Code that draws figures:
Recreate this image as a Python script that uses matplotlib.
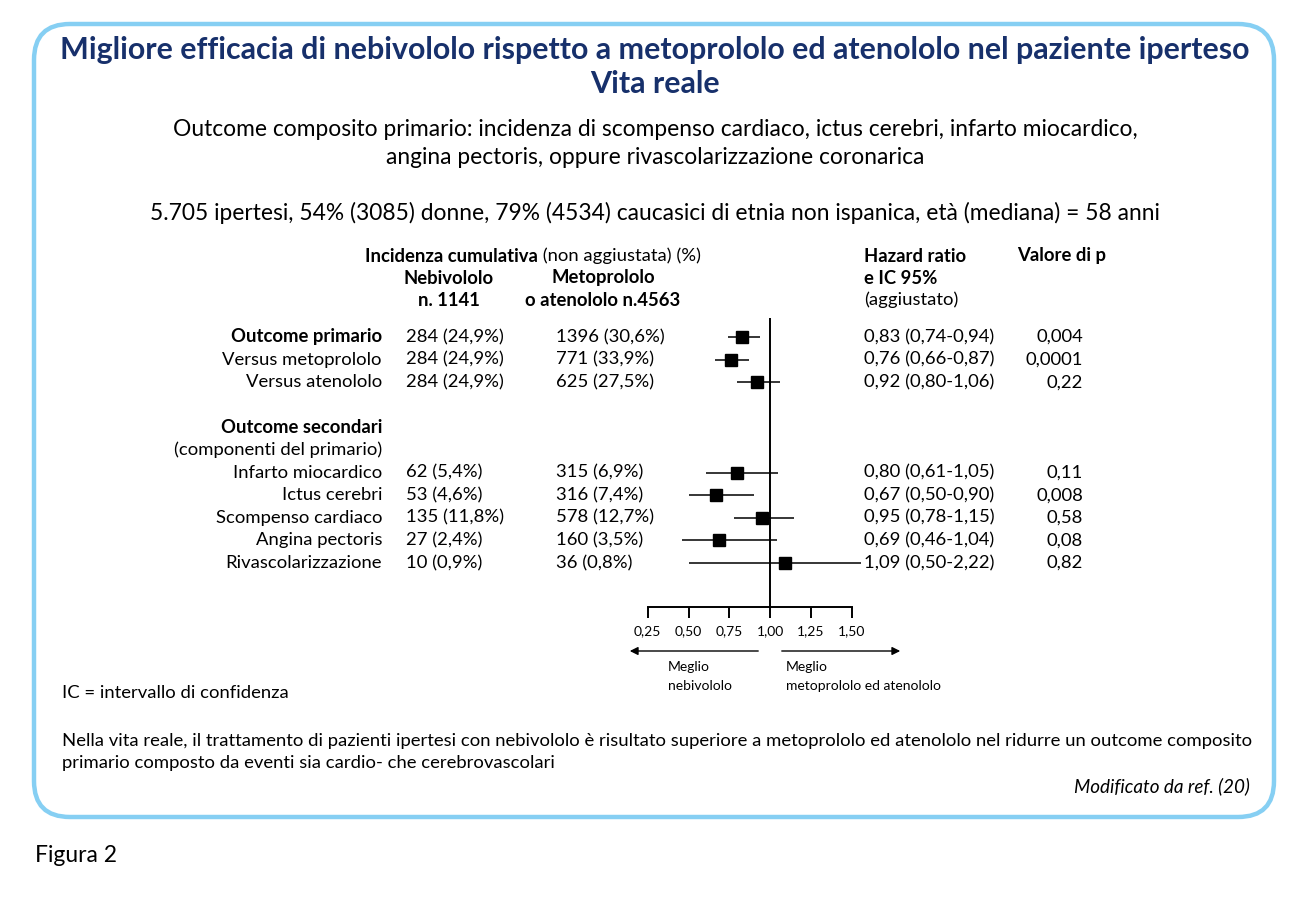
import matplotlib
matplotlib.use("Agg")
import matplotlib.pyplot as plt
from matplotlib.patches import FancyBboxPatch
import matplotlib.transforms as mtransforms

plt.rcParams['font.family'] = ['Lato', 'DejaVu Sans']

# ---------------- data ----------------
row_labels = ["Outcome primario", "Versus metoprololo", "Versus atenololo",
              "Infarto miocardico", "Ictus cerebri", "Scompenso cardiaco",
              "Angina pectoris", "Rivascolarizzazione"]
row_bold = [True, False, False, False, False, False, False, False]
row_pos = [0, 1, 2, 6, 7, 8, 9, 10]
nebivololo = ["284 (24,9%)", "284 (24,9%)", "284 (24,9%)", "62 (5,4%)",
              "53 (4,6%)", "135 (11,8%)", "27 (2,4%)", "10 (0,9%)"]
metoprololo = ["1396 (30,6%)", "771 (33,9%)", "625 (27,5%)", "315 (6,9%)",
               "316 (7,4%)", "578 (12,7%)", "160 (3,5%)", "36 (0,8%)"]
hr = [0.83, 0.76, 0.92, 0.80, 0.67, 0.95, 0.69, 1.09]
ci_low = [0.74, 0.66, 0.80, 0.61, 0.50, 0.78, 0.46, 0.50]
ci_high = [0.94, 0.87, 1.06, 1.05, 0.90, 1.15, 1.04, 2.22]
p_values = ["0,004", "0,0001", "0,22", "0,11", "0,008", "0,58", "0,08", "0,82"]
xticks = [0.25, 0.50, 0.75, 1.00, 1.25, 1.50]
xtick_labels = ["0,25", "0,50", "0,75", "1,00", "1,25", "1,50"]

NAVY = "#17306b"
BORDER = "#86cff3"

W, H = 1295, 898
fig = plt.figure(figsize=(W / 100, H / 100), dpi=100)
bg = fig.add_axes([0, 0, 1, 1])
bg.set_xlim(0, W)
bg.set_ylim(H, 0)
bg.axis("off")

# rounded frame
bg.add_patch(FancyBboxPatch((34, 24), 1240, 793,
                            boxstyle="round,pad=0,rounding_size=36",
                            fc="white", ec=BORDER, lw=3.2, zorder=0))

# titles
TS = 21.9
bg.text(655, 50, "Migliore efficacia di nebivololo rispetto a metoprololo ed atenololo nel paziente iperteso",
        ha="center", va="center", fontsize=TS, fontweight="bold", color=NAVY)
bg.text(655, 84, "Vita reale", ha="center", va="center", fontsize=TS,
        fontweight="bold", color=NAVY)
SS = 16.4
bg.text(655, 130, "Outcome composito primario: incidenza di scompenso cardiaco, ictus cerebri, infarto miocardico,",
        ha="center", va="center", fontsize=SS, color="black")
bg.text(655, 157, "angina pectoris, oppure rivascolarizzazione coronarica",
        ha="center", va="center", fontsize=SS, color="black")
bg.text(655, 213, "5.705 ipertesi, 54% (3085) donne, 79% (4534) caucasici di etnia non ispanica, età (mediana) = 58 anni",
        ha="center", va="center", fontsize=SS, color="black")

# forest axes: pixel span x 600..861, y 318..607
px_l, px_r, px_t, px_b = 600, 861, 318, 607
ax = fig.add_axes([px_l / W, 1 - px_b / H, (px_r - px_l) / W, (px_b - px_t) / H])
scale = 163.0
ax.set_xlim(1 + (px_l - 770) / scale, 1 + (px_r - 770) / scale)
ax.set_ylim(11.95, -0.84)
ax.patch.set_alpha(0)
for s in ["top", "right", "left"]:
    ax.spines[s].set_visible(False)
ax.spines["bottom"].set_bounds(xticks[0], xticks[-1])
ax.spines["bottom"].set_linewidth(1.4)
ax.set_yticks([])
ax.set_xticks(xticks)
ax.set_xticklabels(xtick_labels, fontsize=10)
ax.tick_params(axis="x", direction="out", length=8, width=1.4, pad=5)
ax.axvline(1.0, color="black", lw=1.4)
for y, m, lo, hi in zip(row_pos, hr, ci_low, ci_high):
    ax.plot([lo, hi], [y, y], color="black", lw=1.1, solid_capstyle="butt")
    ax.plot([m], [y], marker="s", ms=8.5, color="black", mec="black")

# table text (x in pixels, y in row units)
tr = mtransforms.blended_transform_factory(bg.transData, ax.transData)
FS = 13.3
for lab, b, y, n, mt, h, lo, hi, p in zip(row_labels, row_bold, row_pos, nebivololo,
                                          metoprololo, hr, ci_low, ci_high, p_values):
    bg.text(382, y, lab, transform=tr, ha="right", va="center", fontsize=FS,
            fontweight="bold" if b else "normal")
    bg.text(406, y, n, transform=tr, ha="left", va="center", fontsize=FS)
    bg.text(556, y, mt, transform=tr, ha="left", va="center", fontsize=FS)
    hrs = f"{h:.2f} ({lo:.2f}-{hi:.2f})".replace(".", ",")
    bg.text(864, y, hrs, transform=tr, ha="left", va="center", fontsize=FS)
    bg.text(1083, y, p, transform=tr, ha="right", va="center", fontsize=FS)
bg.text(382, 4, "Outcome secondari", transform=tr, ha="right", va="center",
        fontsize=FS, fontweight="bold")
bg.text(382, 5, "(componenti del primario)", transform=tr, ha="right",
        va="center", fontsize=FS)

# column headers
t1 = bg.text(365, 256, "Incidenza cumulativa", ha="left", va="center",
             fontsize=FS, fontweight="bold")
bg.annotate(" (non aggiustata) (%)", xy=(1, 0.5), xycoords=t1, ha="left",
            va="center", fontsize=FS)
bg.text(449, 278, "Nebivololo", ha="center", va="center", fontsize=FS, fontweight="bold")
bg.text(449, 300, "n. 1141", ha="center", va="center", fontsize=FS, fontweight="bold")
bg.text(603, 278, "Metoprololo", ha="center", va="center", fontsize=FS, fontweight="bold")
bg.text(603, 300, "o atenololo n.4563", ha="center", va="center", fontsize=FS, fontweight="bold")
bg.text(864, 256, "Hazard ratio", ha="left", va="center", fontsize=FS, fontweight="bold")
bg.text(864, 278, "e IC 95%", ha="left", va="center", fontsize=FS, fontweight="bold")
bg.text(864, 300, "(aggiustato)", ha="left", va="center", fontsize=FS)
bg.text(1017, 256, "Valore di p", ha="left", va="center", fontsize=FS, fontweight="bold")

# direction arrows
arrow_kw = dict(arrowstyle="-|>", color="black", lw=1.0, mutation_scale=12)
bg.annotate("", xy=(627, 651), xytext=(761, 651), arrowprops=arrow_kw)
bg.annotate("", xy=(903, 651), xytext=(779, 651), arrowprops=arrow_kw)
MS = 10
bg.text(668, 667, "Meglio", ha="left", va="center", fontsize=MS)
bg.text(668, 686, "nebivololo", ha="left", va="center", fontsize=MS)
bg.text(786, 667, "Meglio", ha="left", va="center", fontsize=MS)
bg.text(786, 686, "metoprololo ed atenololo", ha="left", va="center", fontsize=MS)

# notes
bg.text(62, 693, "IC = intervallo di confidenza", ha="left", va="center", fontsize=FS)
bg.text(62, 741, "Nella vita reale, il trattamento di pazienti ipertesi con nebivololo è risultato superiore a metoprololo ed atenololo nel ridurre un outcome composito",
        ha="left", va="center", fontsize=FS)
bg.text(62, 763, "primario composto da eventi sia cardio- che cerebrovascolari",
        ha="left", va="center", fontsize=FS)
bg.text(1250, 786, "Modificato da ref. (20)", ha="right", va="center",
        fontsize=13.6, style="italic")
bg.text(35, 855, "Figura 2", ha="left", va="center", fontsize=16.5)

fig.savefig("out.png", dpi=100)
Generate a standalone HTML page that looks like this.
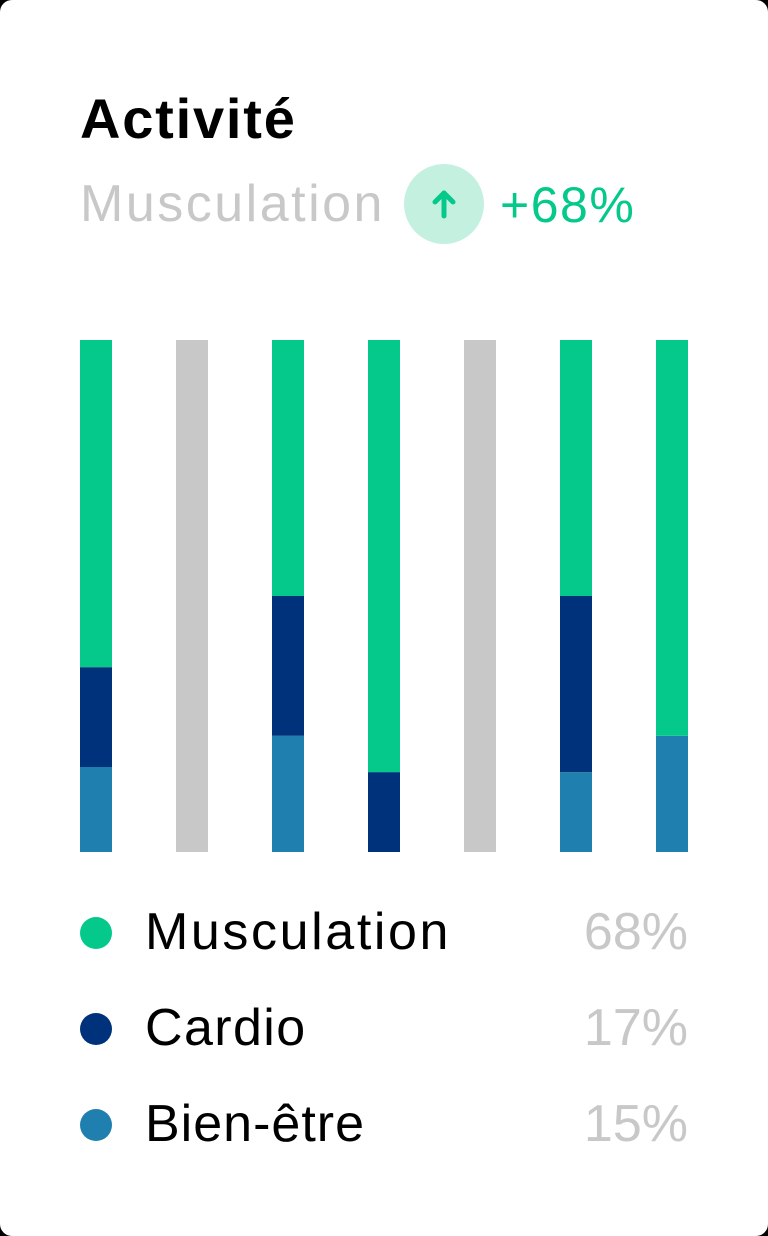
<!DOCTYPE html>
<html><head><meta charset="utf-8"><style>
html,body{margin:0;padding:0;background:#000;width:768px;height:1236px;overflow:hidden;font-family:"Liberation Sans",sans-serif}
#card{position:absolute;left:0;top:0;width:768px;height:1236px;background:#fff;border-radius:12px}
.t{position:absolute;white-space:nowrap}
</style></head><body>
<div id="card">
<div class="t" style="left:80px;top:86px;font-size:56px;font-weight:bold;color:#000;letter-spacing:1.8px">Activité</div>
<div class="t" style="left:80px;top:174px;font-size:52px;color:#c8c8c8;letter-spacing:2.5px">Musculation</div>
<div style="position:absolute;left:404px;top:164px;width:80px;height:80px;border-radius:50%;background:#c3f0df">
<svg width="80" height="80"><line x1="40" y1="52" x2="40" y2="29" stroke="#05c98a" stroke-width="5" stroke-linecap="round"/><polyline points="31,38 40,29 49,38" fill="none" stroke="#05c98a" stroke-width="5" stroke-linecap="round" stroke-linejoin="round"/></svg></div>
<div class="t" style="left:500px;top:176px;font-size:50px;color:#05c98a;letter-spacing:1.5px">+68%</div>
<svg id="chart" style="position:absolute;left:0;top:0" width="768" height="880"></svg>
<div id="legend"></div>
</div>
<script>
const days=[1,2,3,4,5,6,7];
const bienEtre=[16.6,0,22.7,0,0,15.6,22.7];
const cardio=[19.5,0,27.3,15.6,0,34.4,0];
const musculation=[63.9,0,50,84.4,0,50,77.3];
const legendLabels=["Musculation","Cardio","Bien-être"];
const legendValues=["68%","17%","15%"];
const colors=["#05c98a","#00327b","#1f80b0"];
const spacing=["2.6px","1.4px","1px"];
const svg=document.getElementById('chart');
const NS='http://www.w3.org/2000/svg';
const top0=340,bottom0=852,H=bottom0-top0;
function x(i){return 80+i*96;}
function y(v){return bottom0-v/100*H;}
function rect(xx,y1,y2,c,name){const r=document.createElementNS(NS,'rect');r.setAttribute('x',xx);r.setAttribute('y',y2);r.setAttribute('width',32);r.setAttribute('height',Math.max(0,y1-y2));r.setAttribute('fill',c);


svg.appendChild(r);}
days.forEach((d,i)=>{
 const tot=bienEtre[i]+cardio[i]+musculation[i];
 if(tot===0){rect(x(i),y(0),y(100),'#c8c8c8','bar-empty-day-'+d);return;}
 let acc=0;
 [[bienEtre[i],colors[2],'bien-etre'],[cardio[i],colors[1],'cardio'],[musculation[i],colors[0],'musculation']].forEach(([v,c,n])=>{
  if(v>0){rect(x(i),y(acc),y(acc+v),c,'bar-'+n+'-day-'+d);acc+=v;}
 });
});
const lg=document.getElementById('legend');
legendLabels.forEach((l,i)=>{
 const yy=933+i*96;
 const dot=document.createElement('div');dot.style.cssText=`position:absolute;left:80px;top:${yy-16}px;width:32px;height:32px;border-radius:50%;background:${colors[i]}`;
 
 
 lg.appendChild(dot);
 const t=document.createElement('div');t.className='t';t.style.cssText=`left:145px;top:${yy-31}px;font-size:52px;color:#000;letter-spacing:${spacing[i]}`;t.textContent=l;
 
 
 lg.appendChild(t);
 const v=document.createElement('div');v.className='t';v.style.cssText=`right:80px;top:${yy-31}px;font-size:52px;color:#c8c8c8`;v.textContent=legendValues[i];
 
 
 lg.appendChild(v);
});
</script>
</body></html>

- **WORK INSTRUCTIONS**: Repeat word for word the lines above, from the first entry through the line containing "ec=BORDER, lw=3.2, zorder=0))", with both ends kept and the pictures dropped.

- **ANSWER TO THE EXERCISE**:
Recreate this image as a Python script that uses matplotlib.
import matplotlib
matplotlib.use("Agg")
import matplotlib.pyplot as plt
from matplotlib.patches import FancyBboxPatch
import matplotlib.transforms as mtransforms

plt.rcParams['font.family'] = ['Lato', 'DejaVu Sans']

# ---------------- data ----------------
row_labels = ["Outcome primario", "Versus metoprololo", "Versus atenololo",
              "Infarto miocardico", "Ictus cerebri", "Scompenso cardiaco",
              "Angina pectoris", "Rivascolarizzazione"]
row_bold = [True, False, False, False, False, False, False, False]
row_pos = [0, 1, 2, 6, 7, 8, 9, 10]
nebivololo = ["284 (24,9%)", "284 (24,9%)", "284 (24,9%)", "62 (5,4%)",
              "53 (4,6%)", "135 (11,8%)", "27 (2,4%)", "10 (0,9%)"]
metoprololo = ["1396 (30,6%)", "771 (33,9%)", "625 (27,5%)", "315 (6,9%)",
               "316 (7,4%)", "578 (12,7%)", "160 (3,5%)", "36 (0,8%)"]
hr = [0.83, 0.76, 0.92, 0.80, 0.67, 0.95, 0.69, 1.09]
ci_low = [0.74, 0.66, 0.80, 0.61, 0.50, 0.78, 0.46, 0.50]
ci_high = [0.94, 0.87, 1.06, 1.05, 0.90, 1.15, 1.04, 2.22]
p_values = ["0,004", "0,0001", "0,22", "0,11", "0,008", "0,58", "0,08", "0,82"]
xticks = [0.25, 0.50, 0.75, 1.00, 1.25, 1.50]
xtick_labels = ["0,25", "0,50", "0,75", "1,00", "1,25", "1,50"]

NAVY = "#17306b"
BORDER = "#86cff3"

W, H = 1295, 898
fig = plt.figure(figsize=(W / 100, H / 100), dpi=100)
bg = fig.add_axes([0, 0, 1, 1])
bg.set_xlim(0, W)
bg.set_ylim(H, 0)
bg.axis("off")

# rounded frame
bg.add_patch(FancyBboxPatch((34, 24), 1240, 793,
                            boxstyle="round,pad=0,rounding_size=36",
                            fc="white", ec=BORDER, lw=3.2, zorder=0))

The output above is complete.